REQUEST
Take the lines from the beginning of the material through the line containing "ax = fig.add_axes([148" and retype them exactly, leaving the pictures out.

INFORMATION SHOWN
══════

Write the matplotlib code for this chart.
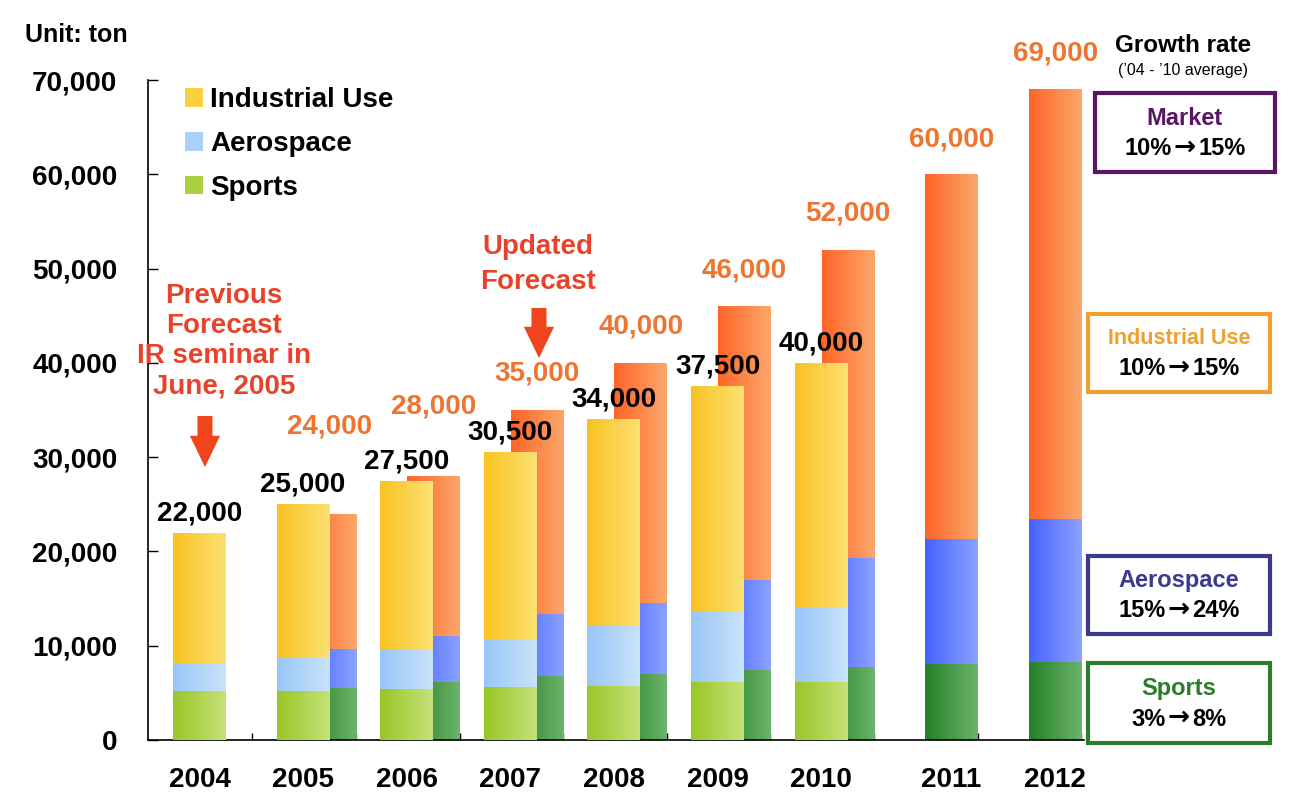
import matplotlib
matplotlib.use('Agg')
import matplotlib.pyplot as plt
import numpy as np
from matplotlib.colors import LinearSegmentedColormap
from matplotlib.patches import Rectangle, Patch, FancyArrowPatch

plt.rcParams['font.family'] = ['Liberation Sans', 'DejaVu Sans']
plt.rcParams['font.weight'] = 'bold'

# datos (toneladas)
years = ['2004', '2005', '2006', '2007', '2008', '2009', '2010', '2011', '2012']
prev_years = ['2004', '2005', '2006', '2007', '2008', '2009', '2010']
prev_sports = [5200, 5200, 5400, 5600, 5700, 6150, 6150]
prev_aero = [2900, 3500, 4150, 5000, 6400, 7550, 7950]
prev_total = [22000, 25000, 27500, 30500, 34000, 37500, 40000]

upd_years = ['2005', '2006', '2007', '2008', '2009', '2010', '2011', '2012']
upd_sports = [5500, 6150, 6800, 7000, 7400, 7750, 8050, 8250]
upd_aero = [4150, 4850, 6600, 7500, 9600, 11550, 13250, 15150]
upd_total = [24000, 28000, 35000, 40000, 46000, 52000, 60000, 69000]

segments = ['Industrial Use', 'Aerospace', 'Sports']
growth_names = ['Market', 'Industrial Use', 'Aerospace', 'Sports']
growth_from = ['10%', '10%', '15%', '3%']
growth_to = ['15%', '15%', '24%', '8%']

W, H = 1292, 808
fig = plt.figure(figsize=(W / 100, H / 100), dpi=100)
ax = fig.add_axes([148 / W, 68 / H, 936 / W, 660 / H])

BW = 0.51
OFF = 0.26
grad = np.linspace(0, 1, 256).reshape(1, -1)


def grad_fill(bars, c0, c1):
    cmap = LinearSegmentedColormap.from_list('g', [c0, c1])
    for b in bars:
        x, y = b.get_xy()
        w, h = b.get_width(), b.get_height()
        im = ax.imshow(grad, cmap=cmap, extent=(x, x + w, y, y + h),
                       aspect='auto', zorder=b.get_zorder(), interpolation='bilinear')
        im.set_clip_path(b)
        b.set_facecolor('none')


px = np.array([years.index(y) for y in prev_years], dtype=float)
ux = np.array([years.index(y) for y in upd_years], dtype=float) + OFF

p_sp = np.array(prev_sports)
p_ae = np.array(prev_aero)
p_in = np.array(prev_total) - p_sp - p_ae
u_sp = np.array(upd_sports)
u_ae = np.array(upd_aero)
u_in = np.array(upd_total) - u_sp - u_ae

# pronostico actualizado (detras)
b = ax.bar(ux, u_sp, BW, color='none', lw=0, zorder=2)
grad_fill(b, '#238023', '#6db46d')
b = ax.bar(ux, u_ae, BW, bottom=u_sp, color='none', lw=0, zorder=2)
grad_fill(b, '#4563ff', '#8ca2ff')
b = ax.bar(ux, u_in, BW, bottom=u_sp + u_ae, color='none', lw=0, zorder=2)
grad_fill(b, '#ff6526', '#fba76c')

# pronostico anterior (delante)
b = ax.bar(px, p_sp, BW, color='none', lw=0, zorder=3)
grad_fill(b, '#98c626', '#c6e27a')
b = ax.bar(px, p_ae, BW, bottom=p_sp, color='none', lw=0, zorder=3)
grad_fill(b, '#98c6f8', '#cae3fb')
b = ax.bar(px, p_in, BW, bottom=p_sp + p_ae, color='none', lw=0, zorder=3)
grad_fill(b, '#f8c322', '#fce172')

ax.set_xlim(-0.497, 8.538)
ax.set_ylim(0, 70000)
ax.set_yticks(range(0, 70001, 10000))
ax.set_yticklabels(['{:,}'.format(v) for v in range(0, 70001, 10000)], fontsize=20)
ax.tick_params(axis='y', direction='in', length=7, width=1, pad=22)
ax.set_xticks(np.arange(len(years)) + 0.51)
ax.set_xticklabels([])
ax.tick_params(axis='x', direction='in', length=5, width=1)
for s in ['top', 'right']:
    ax.spines[s].set_visible(False)
for s in ['left', 'bottom']:
    ax.spines[s].set_linewidth(1.2)

# etiquetas de años
for i, y in enumerate(years):
    xx = i if y in prev_years else i + OFF
    ax.text(xx, -0.061, y, transform=ax.get_xaxis_transform(),
            ha='center', va='center', fontsize=20)

# valores
for xx, v in zip(px, prev_total):
    ax.annotate('{:,}'.format(v), (xx, v), xytext=(0, 9), textcoords='offset points',
                ha='center', va='baseline', fontsize=20, color='black', zorder=5)
orange_off = [63, 50, 26, 26, 26, 26, 25, 26]
for xx, v, o in zip(ux, upd_total, orange_off):
    ax.annotate('{:,}'.format(v), (xx, v), xytext=(0, o), textcoords='offset points',
                ha='center', va='center', fontsize=20, color='#ee7430',
                annotation_clip=False, zorder=5)

# anotaciones
RED = '#e8432a'
ax.text(0.236, 42300, 'Previous\nForecast\nIR seminar in\nJune, 2005', ha='center', va='center',
        fontsize=20, color=RED, linespacing=1.22, zorder=6)
ax.text(3.267, 50400, 'Updated\nForecast', ha='center', va='center',
        fontsize=20, color=RED, linespacing=1.45, zorder=6)
for x0, y0, y1 in [(0.053, 34360, 28950), (3.277, 45820, 40510)]:
    ax.add_patch(FancyArrowPatch((x0, y0), (x0, y1),
                                 arrowstyle='simple,head_length=1.5,head_width=1.45,tail_width=0.72',
                                 mutation_scale=15, color='#f0441c', lw=0, zorder=6,
                                 shrinkA=0, shrinkB=0))

# leyenda
handles = [Patch(facecolor='#fad043', label=segments[0]),
           Patch(facecolor='#abd0f8', label=segments[1]),
           Patch(facecolor='#acd042', label=segments[2])]
ax.legend(handles=handles, loc='upper left', bbox_to_anchor=(0.040, 0.989),
          frameon=False, fontsize=20, handlelength=0.65, handleheight=0.65,
          handletextpad=0.25, labelspacing=0.64, borderpad=0, borderaxespad=0)

# texto y cajas a la derecha
fig.text(25 / W, 1 - 35 / H, 'Unit: ton', fontsize=18, ha='left', va='center')
fig.text(1183 / W, 1 - 45 / H, 'Growth rate', fontsize=17.5, ha='center', va='center')
fig.text(1183 / W, 1 - 71 / H, "(\u201904 - \u201910 average)", fontsize=11.5,
         fontweight='normal', ha='center', va='center')

boxes = [(1095, 93, 1275, 172, '#5b1566', 17),
         (1088, 314, 1270, 392, '#f0a030', 15.5),
         (1088, 556, 1270, 634, '#3c3a8c', 17),
         (1088, 663, 1270, 743, '#2a7d2a', 17)]
for (x0, y0, x1, y1, col, fs), name, r0, r1 in zip(boxes, growth_names, growth_from, growth_to):
    fig.add_artist(Rectangle((x0 / W, 1 - y1 / H), (x1 - x0) / W, (y1 - y0) / H,
                             transform=fig.transFigure, facecolor='white',
                             edgecolor=col, lw=3))
    cx = (x0 + x1) / 2
    h = y1 - y0
    fig.text(cx / W, 1 - (y0 + 0.32 * h) / H, name, color=col, fontsize=fs,
             ha='center', va='center')
    yr = 1 - (y0 + 0.7 * h) / H
    fig.text((cx - 13) / W, yr, r0, color='black', fontsize=17, ha='right', va='center')
    fig.text(cx / W, yr + 1 / H, '\u2192', color='black', fontsize=19, family='DejaVu Sans',
             ha='center', va='center')
    fig.text((cx + 13) / W, yr, r1, color='black', fontsize=17, ha='left', va='center')

plt.savefig('out.png', dpi=100, facecolor='white')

══════

OUTPUT BELOW
Write the matplotlib code for this chart.
import matplotlib
matplotlib.use('Agg')
import matplotlib.pyplot as plt
import numpy as np
from matplotlib.colors import LinearSegmentedColormap
from matplotlib.patches import Rectangle, Patch, FancyArrowPatch

plt.rcParams['font.family'] = ['Liberation Sans', 'DejaVu Sans']
plt.rcParams['font.weight'] = 'bold'

# datos (toneladas)
years = ['2004', '2005', '2006', '2007', '2008', '2009', '2010', '2011', '2012']
prev_years = ['2004', '2005', '2006', '2007', '2008', '2009', '2010']
prev_sports = [5200, 5200, 5400, 5600, 5700, 6150, 6150]
prev_aero = [2900, 3500, 4150, 5000, 6400, 7550, 7950]
prev_total = [22000, 25000, 27500, 30500, 34000, 37500, 40000]

upd_years = ['2005', '2006', '2007', '2008', '2009', '2010', '2011', '2012']
upd_sports = [5500, 6150, 6800, 7000, 7400, 7750, 8050, 8250]
upd_aero = [4150, 4850, 6600, 7500, 9600, 11550, 13250, 15150]
upd_total = [24000, 28000, 35000, 40000, 46000, 52000, 60000, 69000]

segments = ['Industrial Use', 'Aerospace', 'Sports']
growth_names = ['Market', 'Industrial Use', 'Aerospace', 'Sports']
growth_from = ['10%', '10%', '15%', '3%']
growth_to = ['15%', '15%', '24%', '8%']

W, H = 1292, 808
fig = plt.figure(figsize=(W / 100, H / 100), dpi=100)
ax = fig.add_axes([148 / W, 68 / H, 936 / W, 660 / H])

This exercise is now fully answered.